Hitler foi louvado e amado por seu povo, assim como o foi Getúlio, assim como o
é Fidel e outros ditadores. Boa parte da população do Chile aceita Pinochet
como líder benévolo. Tentar justificar a agressão aos direitos humanos e ao
cerceamento indevido da liberdade é um desrespeito a tantos heróis que, ao
longo dos séculos, deram suas vidas pela liberdade.
Minha
visão do Homem deste fim de século, depois de milênios de injustiças e
massacres e genocídios, é a de que o indivíduo possui uma gradação no
imediatismo de suas necessidades vitais. Se lhe falta ar ou água, alimento ou
abrigo, afeto ou realização, dignidade ou liberdade, o ser humano estiola e
morre, física ou moralmente. Repare que o ar é uma necessidade fisiológica
básica, enquanto que a liberdade é uma necessidade da mais alta nobreza moral e
intelectual.
O
bruto não pode perceber o valor da liberdade. Para isso, é necessária uma visão
culta e humanística do mundo. O Mundo de hoje está atingindo, principalmente na
Europa e nas Américas, mas também em outras partes, essa percepção das
necessidades mais nobres.
Eu
vejo um Mundo que se aproxima nos próximos decênios, que eu não verei, mas você
sim, como um complexo de interesses que se entrechocam e que se resolvem
pacífica e ordeiramente sob a égide de leis universais que respeitem a essência
mais nobre do ser humano que são a sua dignidade como pessoa e a sua liberdade.
Esta
visão implica na existência de Estados democráticos, pluralistas e
especializados, melhor dizendo, contidos na administração da justiça e na
proteção dos direitos do indivíduo. É por isso que acredito no abrandamento
progressivo e continuado dos regimes totalitários e ditatoriais que ainda
perduram, mas que se transformarão em democracias no decorrer das próximas duas
décadas.
Quando
eu era criança, ouvia dizer que “o Mundo marcha para o comunismo”. Nunca
acreditei nisto. Entre os doze e catorze anos eu lera a História Universal do
Cesar Cantú, todos os 24 volumes da estante de meu pai. Mais tarde, freqüentava
a Biblioteca Nacional para ler Toynbee. Esses e outros historiadores e
biógrafos me mostraram um rumo de aperfeiçoamento moral e político da
Humanidade. Aperfeiçoamento a passos de milênios, no começo, de séculos, mais
recentemente e de décadas nos dias de hoje.
Creio
na aplicação da Segunda Lei da Termodinâmica, a que rege a entropia, também aos
fenômenos sociais.
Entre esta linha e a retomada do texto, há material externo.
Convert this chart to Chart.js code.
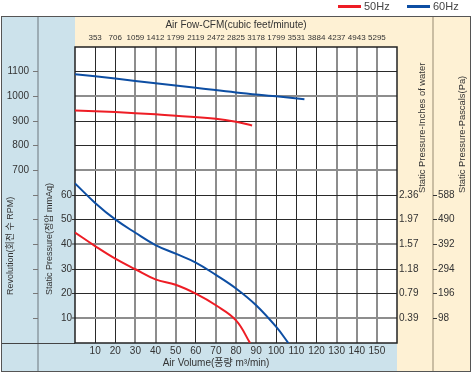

Portanto, é mera questão de tempo para que os conceitos de
democracia, respeito aos direitos humanos e liberdade, finalmente, permeiem e
se apliquem a todos os pontos deste nosso Mundo.
Como
você pode ver, sinto muito a falta de pessoas inteligentes e cultas como você e
sua Mãe para trocar experiências e idéias sobre temas, para nós, tão
apaixonantes. Gostaria de tê-las por perto.
Recomendo
que todas vocês juntem um bocado de dinheiro e de tempo disponível para vir
passar uma boa temporada aqui com a gente.
Ao reler esse texto, ao relembrar tantos
acontecimentos que derrubaram tantas ditaduras no Mundo todo, mais ainda, ao
constatar a difusão, por toda parte, do conceito de cidadania, inclusive no
Brasil, eu me animo em ter fé nas predições que eu mesmo fiz: A Humanidade
marcha para a Democracia.
E esta previsão é tanto mais verdadeira
quanto melhor a tecnologia abra caminhos para a transparência dos atos de
governo, e para a coordenação espontânea dos cidadãos em defesa de seus
direitos contra os abusos, a corrupção, a ineficiência, a displicência e a
prepotência tão usuais, até agora, no comportamento dos agentes do Estado.